Creating Environment for Scraping - TBDM/ju GitHub Wiki
Updated: Mar. 26th, 2017
Fetch Workflow
tbdmfetcher.py
Fetch new items appeared on https://ju.taobao.com/tg/forecast.htm and initiate corresponding task info into Redis(the MQ) and MongoDB(the DB).
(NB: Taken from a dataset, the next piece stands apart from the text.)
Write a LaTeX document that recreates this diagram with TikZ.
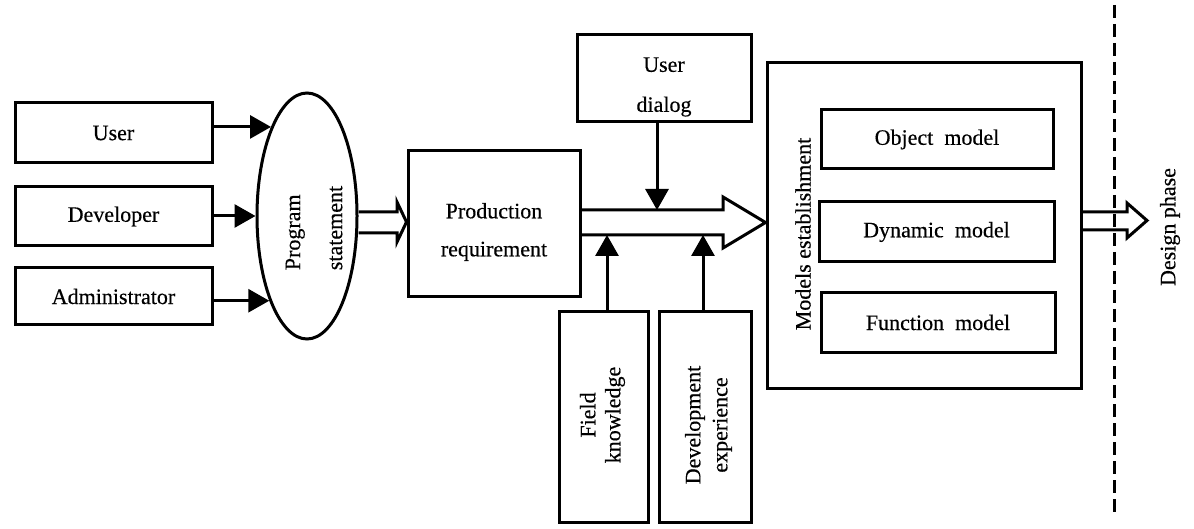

Fetcher uses urllib.request
to request static webpages.
After each work fetcher suspends for 300 secs.
tbdmscraper.py
The dynamic page scraping worker with no class wrapping.
tbdmPipeline.py
The storyboard.
Task List Formatting
-
String Format on Redis:
score(nextReqTime)
juID/itemID/score/status/urlType/fail
-
JSON Format on Python Runtime:
{ 'juID' : str(task[0]), 'itemID' : str(task[1]), 'score' : int(task[2]), 'status' : int(task[3]), 'urlType' : int(task[4]), 'fail' : int(task[5]) }
Dependencies
CORE: (*optional item)
Python 3.6.0 with pip (See Common Build Problems for build requirements)
pip - slacker (0.9.30)
pip - pymongo 3.4.0
pip - redis 2.10.5
pip - selenium (3.3.1)
pip - pyvirtualdisplay (0.2.1)
Xvfb
Firefox
MongoDB Instance
Redis Instance
geckodriver (mv to /usr/bin)
*PhantomJS [deprecated]
*pip - requests (2.12.4)
Parsing:
*pip - beautifulsoup4 (4.5.3)
*pip - lxml (3.7.3)
Operating:
Slack (Android/iOS/PC/Mac/Linux/Web)
Studio 3T (PC/Mac/Linux)
Medis (Mac, Archlinux) / RDM (Linux/Windows/Mac)
*FTP Tools
*SSH tools